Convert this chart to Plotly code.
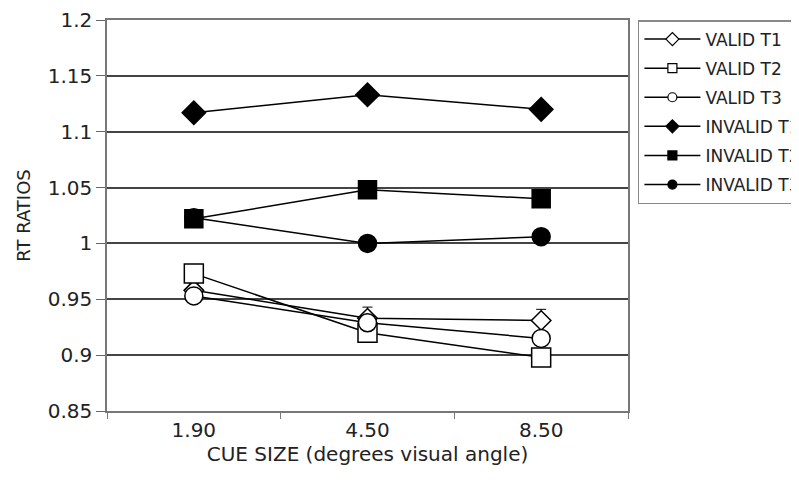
import plotly.graph_objects as go

cue_sizes = ["1.90", "4.50", "8.50"]
valid_t1 = [0.958, 0.933, 0.931]
valid_t2 = [0.973, 0.920, 0.898]
valid_t3 = [0.953, 0.929, 0.915]
invalid_t1 = [1.117, 1.133, 1.120]
invalid_t2 = [1.022, 1.048, 1.040]
invalid_t3 = [1.023, 1.000, 1.006]
err_valid_t1 = [0.006, 0.010, 0.010]
err_invalid_t2 = [0.006, 0.004, 0.005]

series = [
    ("VALID T1", valid_t1, "diamond", "white", 15, err_valid_t1),
    ("VALID T2", valid_t2, "square", "white", 19, None),
    ("VALID T3", valid_t3, "circle", "white", 18, None),
    ("INVALID T1", invalid_t1, "diamond", "black", 18, None),
    ("INVALID T2", invalid_t2, "square", "black", 18, err_invalid_t2),
    ("INVALID T3", invalid_t3, "circle", "black", 18, None),
]

FONT = "DejaVu Sans"
TXT = "#222"
fig = go.Figure()
for i, (name, vals, sym, fill, size, err) in enumerate(series):
    kw = {}
    if err is not None:
        kw["error_y"] = dict(type="data", array=err, visible=True,
                             color="black", thickness=1, width=5)
    fig.add_trace(go.Scatter(
        x=cue_sizes, y=vals, name=name, mode="lines+markers",
        showlegend=False,
        line=dict(color="black", width=1.5),
        marker=dict(symbol=sym, size=size, color=fill,
                    line=dict(color="black", width=1.5)),
        **kw))

# legend-only entries with small markers (as in the original legend)
for i, (name, vals, sym, fill, size, err) in enumerate(series):
    fig.add_trace(go.Scatter(
        x=[None], y=[None], name=name, mode="lines+markers",
        legendgroup="g%d" % i, hoverinfo="skip",
        line=dict(color="black", width=1.5),
        marker=dict(symbol=sym, size=9 if "diamond" != sym else 10,
                    color=fill, line=dict(color="black", width=1.2)),
    ))

fig.update_layout(
    width=791, height=472,
    margin=dict(l=99, r=171, t=12, b=69, autoexpand=False),
    plot_bgcolor="white", paper_bgcolor="white",
    font=dict(family=FONT, size=16, color=TXT),
    legend=dict(x=1.019, y=1.0, xanchor="left", yanchor="top",
                bordercolor="#888", borderwidth=1.5,
                font=dict(family=FONT, size=17, color=TXT),
                tracegroupgap=4, itemwidth=56),
    xaxis=dict(
        type="category", range=[-0.5, 2.5], tickson="boundaries",
        ticks="outside", ticklen=6, automargin=False,
        tickcolor="#777", showline=True, linecolor="#777", linewidth=1.5,
        mirror=True, showgrid=False,
        tickfont=dict(family=FONT, size=20, color=TXT),
        title=dict(text="CUE SIZE (degrees visual angle)",
                   font=dict(family=FONT, size=20, color=TXT), standoff=6),
    ),
    yaxis=dict(
        range=[0.85, 1.2], dtick=0.05, tick0=0.85, ticks="outside",
        ticklen=9, tickcolor="#666", showline=True, linecolor="#777",
        linewidth=1.5, mirror=True, showgrid=True, gridcolor="#444",
        gridwidth=1.8, zeroline=False, tickformat="~g", automargin=False,
        tickfont=dict(family=FONT, size=20, color=TXT),
        title=dict(text="RT RATIOS",
                   font=dict(family=FONT, size=18, color=TXT), standoff=12),
    ),
)

fig.write_html("out.html")
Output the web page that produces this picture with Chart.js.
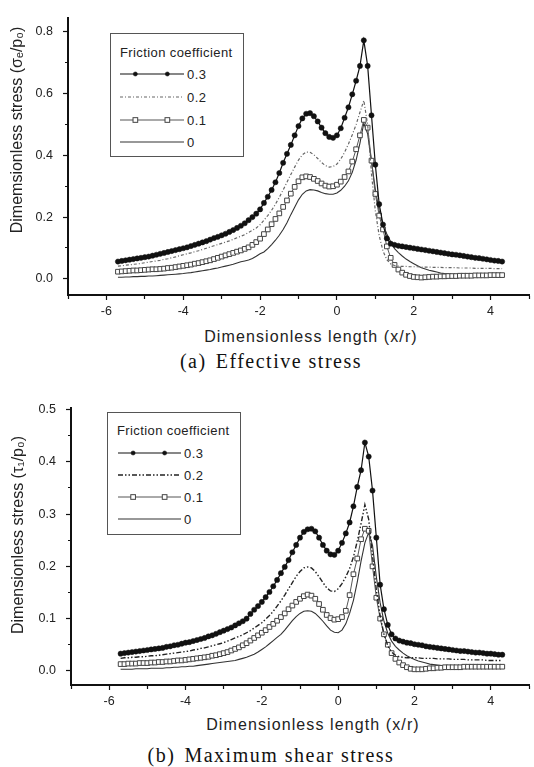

* [WHAT YOU ARE ASKED TO DO]: Copy every entry word for word, but omit the pictures.

* [FINISHED EXERCISE]:
Convert this chart to Plotly code.
import plotly.graph_objects as go

cue_sizes = ["1.90", "4.50", "8.50"]
valid_t1 = [0.958, 0.933, 0.931]
valid_t2 = [0.973, 0.920, 0.898]
valid_t3 = [0.953, 0.929, 0.915]
invalid_t1 = [1.117, 1.133, 1.120]
invalid_t2 = [1.022, 1.048, 1.040]
invalid_t3 = [1.023, 1.000, 1.006]
err_valid_t1 = [0.006, 0.010, 0.010]
err_invalid_t2 = [0.006, 0.004, 0.005]

series = [
    ("VALID T1", valid_t1, "diamond", "white", 15, err_valid_t1),
    ("VALID T2", valid_t2, "square", "white", 19, None),
    ("VALID T3", valid_t3, "circle", "white", 18, None),
    ("INVALID T1", invalid_t1, "diamond", "black", 18, None),
    ("INVALID T2", invalid_t2, "square", "black", 18, err_invalid_t2),
    ("INVALID T3", invalid_t3, "circle", "black", 18, None),
]

FONT = "DejaVu Sans"
TXT = "#222"
fig = go.Figure()
for i, (name, vals, sym, fill, size, err) in enumerate(series):
    kw = {}
    if err is not None:
        kw["error_y"] = dict(type="data", array=err, visible=True,
                             color="black", thickness=1, width=5)
    fig.add_trace(go.Scatter(
        x=cue_sizes, y=vals, name=name, mode="lines+markers",
        showlegend=False,
        line=dict(color="black", width=1.5),
        marker=dict(symbol=sym, size=size, color=fill,
                    line=dict(color="black", width=1.5)),
        **kw))

# legend-only entries with small markers (as in the original legend)
for i, (name, vals, sym, fill, size, err) in enumerate(series):
    fig.add_trace(go.Scatter(
        x=[None], y=[None], name=name, mode="lines+markers",
        legendgroup="g%d" % i, hoverinfo="skip",
        line=dict(color="black", width=1.5),
        marker=dict(symbol=sym, size=9 if "diamond" != sym else 10,
                    color=fill, line=dict(color="black", width=1.2)),
    ))

fig.update_layout(
    width=791, height=472,
    margin=dict(l=99, r=171, t=12, b=69, autoexpand=False),
    plot_bgcolor="white", paper_bgcolor="white",
    font=dict(family=FONT, size=16, color=TXT),
    legend=dict(x=1.019, y=1.0, xanchor="left", yanchor="top",
                bordercolor="#888", borderwidth=1.5,
                font=dict(family=FONT, size=17, color=TXT),
                tracegroupgap=4, itemwidth=56),
    xaxis=dict(
        type="category", range=[-0.5, 2.5], tickson="boundaries",
        ticks="outside", ticklen=6, automargin=False,
        tickcolor="#777", showline=True, linecolor="#777", linewidth=1.5,
        mirror=True, showgrid=False,
        tickfont=dict(family=FONT, size=20, color=TXT),
        title=dict(text="CUE SIZE (degrees visual angle)",
                   font=dict(family=FONT, size=20, color=TXT), standoff=6),
    ),
    yaxis=dict(
        range=[0.85, 1.2], dtick=0.05, tick0=0.85, ticks="outside",
        ticklen=9, tickcolor="#666", showline=True, linecolor="#777",
        linewidth=1.5, mirror=True, showgrid=True, gridcolor="#444",
        gridwidth=1.8, zeroline=False, tickformat="~g", automargin=False,
        tickfont=dict(family=FONT, size=20, color=TXT),
        title=dict(text="RT RATIOS",
                   font=dict(family=FONT, size=18, color=TXT), standoff=12),
    ),
)

fig.write_html("out.html")
Output the web page that produces this picture with Chart.js.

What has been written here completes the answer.